Williams, Morgan1 and Schoneveld, Louise1
1CSIRO Mineral Resources, Perth
The availability and accessibility of instrumentation to rapidly acquire large volumes of geochemical data has steadily increased over recent decades. However, the geochemical community as a whole is only beginning to embrace the flexibility and relative power of adopting high-level programming languages (e.g. Python) to process, summarise and visualise this data. This emerging shift provides opportunities to address scientific reproducibility concerns, increase the comparability of geochemical datasets, and develop transferable digital skills within the research community. Taking a declarative programmatic approach to data processing and analysis makes these tasks more repeatable, particularly when compared to multi-stage workflows based on extensive user interface interaction where steps are often only descriptively documented. When combined with versioning and environment management, this approach enables reproducible workflows which can be shared such that others can effectively examine, compare and re-use existing code as needed. To address the relative scarcity of geochemistry-focused tools and support adoption of a programmatic approach to geochemical data analysis we’ve developed pyrolite – an open source Python package for working with geochemical data. In this presentation we’ll provide an overview of a series of short examples demonstrating some of the advantages of adopting a programmatic approach to geochemical data analysis workflows and highlighting some of pyrolite’s key features.
pyrolite aims to allow new users to get off the ground quickly by providing ‘batteries included’ functionality for transforming, analysing and visualising geochemical and compositional data. The package contains a suite of functions commonly used in geochemical data workflows, including log-transforms for working with compositional data in a robust manner, scaling between units and simple element-oxide conversion. pyrolite also implements several common geochemical visualisations and plot templates and provides easy access to data-density based visualisation methods better adapted to larger multivariate datasets with hundreds to hundreds of thousands of samples. Beyond providing foundational functionality, pyrolite also provides a framework to encode and document relevant algorithms recently introduced to the geochemistry community (e.g. lambdas for parameterising rare earth element profiles, bootstrap resampling methods) and also link geochemical data to common machine learning frameworks (e.g. scikit-learn). The package is built upon and exposes the API of commonly used scientific Python packages, including matplotlib and pandas, allowing a greater degree of interoperability and familiarity for new users.

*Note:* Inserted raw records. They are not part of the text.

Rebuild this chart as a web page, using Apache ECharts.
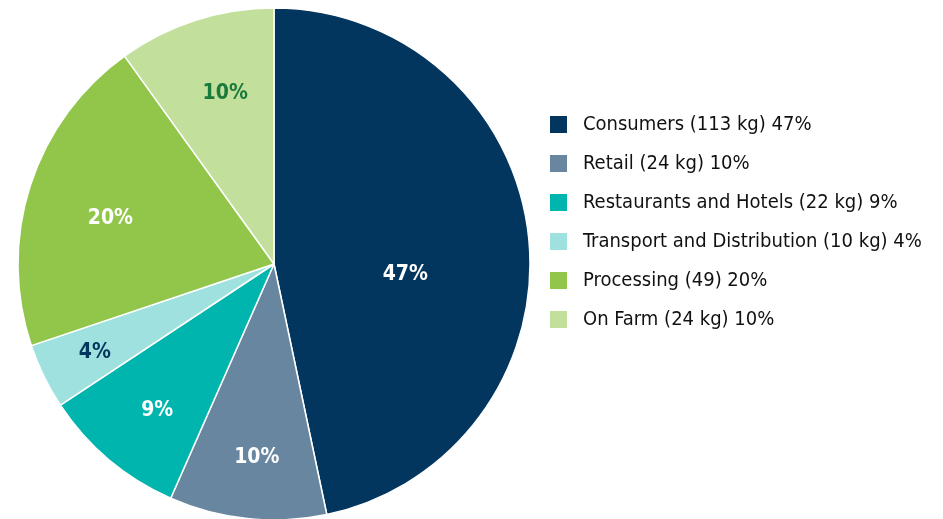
<!DOCTYPE html>
<html>
<head>
<meta charset="utf-8">
<script src="https://cdn.jsdelivr.net/npm/echarts@6/dist/echarts.min.js"></script>
<style>html,body{margin:0;padding:0;background:#fff;}#main{width:943px;height:519px;}</style>
</head>
<body>
<div id="main"></div>
<script>
const categories = ['Consumers', 'Retail', 'Restaurants and Hotels', 'Transport and Distribution', 'Processing', 'On Farm'];
const weightsKg = [113, 24, 22, 10, 49, 24];
const weightLabels = ['(113 kg)', '(24 kg)', '(22 kg)', '(10 kg)', '(49)', '(24 kg)'];
const percentLabels = ['47%', '10%', '9%', '4%', '20%', '10%'];
const colors = ['#03365f', '#68869f', '#00b5ad', '#9fe1df', '#92c64a', '#c2df9b'];
const labelColors = ['#ffffff', '#ffffff', '#ffffff', '#03365f', '#ffffff', '#1a7a3c'];
const labelOffsets = [[1, 24], [3, 0], [9, -2], [-4, 3], [22, 14], [11, 15]];

const FONT = "'Liberation Sans Narrow', 'DejaVu Sans Condensed', 'Roboto', sans-serif";

const mainData = categories.map((c, i) => ({
  name: c, value: weightsKg[i],
  itemStyle: { color: colors[i] },
  label: { show: i === 0, offset: labelOffsets[i] }
}));
const overlayData = categories.map((c, i) => ({
  name: c, value: weightsKg[i],
  itemStyle: { color: 'rgba(0,0,0,0)' },
  label: { show: i !== 0, color: labelColors[i], offset: labelOffsets[i] }
}));

const chart = echarts.init(document.getElementById('main'), null, { renderer: 'canvas' });
chart.setOption({
  animation: false,
  backgroundColor: '#ffffff',
  legend: {
    orient: 'vertical',
    left: 548, top: 114, padding: 0,
    itemWidth: 19, itemHeight: 19, itemGap: 18,
    icon: 'rect',
    data: categories,
    textStyle: { fontFamily: FONT, fontSize: 20, color: '#111111', lineHeight: 19, padding: [0, 0, 0, 10] },
    formatter: function (name) {
      const i = categories.indexOf(name);
      return name + ' ' + weightLabels[i] + ' ' + percentLabels[i];
    }
  },
  series: [
    {
      type: 'pie', name: 'main',
      center: [274, 264], radius: [0, 256],
      startAngle: 90, clockwise: true,
      avoidLabelOverlap: false,
      itemStyle: { borderColor: '#ffffff', borderWidth: 1.5 },
      label: {
        position: 'inside', color: '#ffffff', fontFamily: FONT, fontWeight: 'bold', fontSize: 21,
        formatter: p => percentLabels[p.dataIndex]
      },
      labelLine: { show: false },
      emphasis: { disabled: true },
      data: mainData
    },
    {
      type: 'pie', name: 'labels', silent: true,
      center: [274, 264], radius: [128, 256],
      startAngle: 90, clockwise: true,
      avoidLabelOverlap: false,
      itemStyle: { borderWidth: 0 },
      label: {
        position: 'inside', fontFamily: FONT, fontWeight: 'bold', fontSize: 21,
        formatter: p => percentLabels[p.dataIndex]
      },
      labelLine: { show: false },
      emphasis: { disabled: true },
      legendHoverLink: false,
      data: overlayData
    }
  ]
});
</script>
</body>
</html>
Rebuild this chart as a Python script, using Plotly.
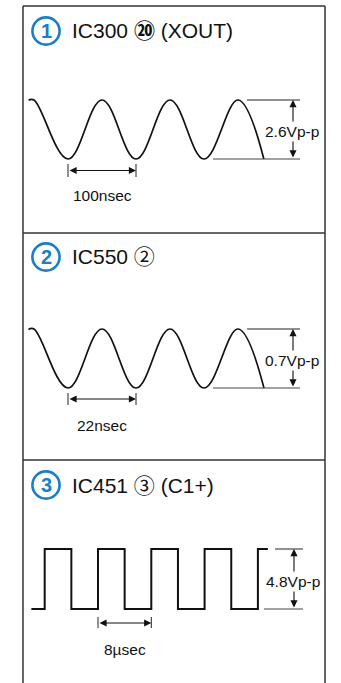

The package and related tools continue to be actively developed, and the package has recently been peer reviewed and published. Future development is planned to include support for interactive visualization and will expand the set of examples and tutorials within the documentation suite. The project is being developed for and by the geochemistry community, and we encourage new users to get involved. We hope to foster a growing community of users and contributors to ensure the long-term sustainability and usefulness of the project; all forms of contribution to the project are welcome.
Morgan uses data-driven approaches to interrogate geochemical datasets and develops open software for geoscientists. His current research focuses on lithogeochemical classification, tectonic discrimination, and spatial geochemical prediction. Louise shoots rocks with lasers, electrons and X-rays to expose their oft-subtlety hidden secrets. They’re both keen on supporting better geochemical data practices.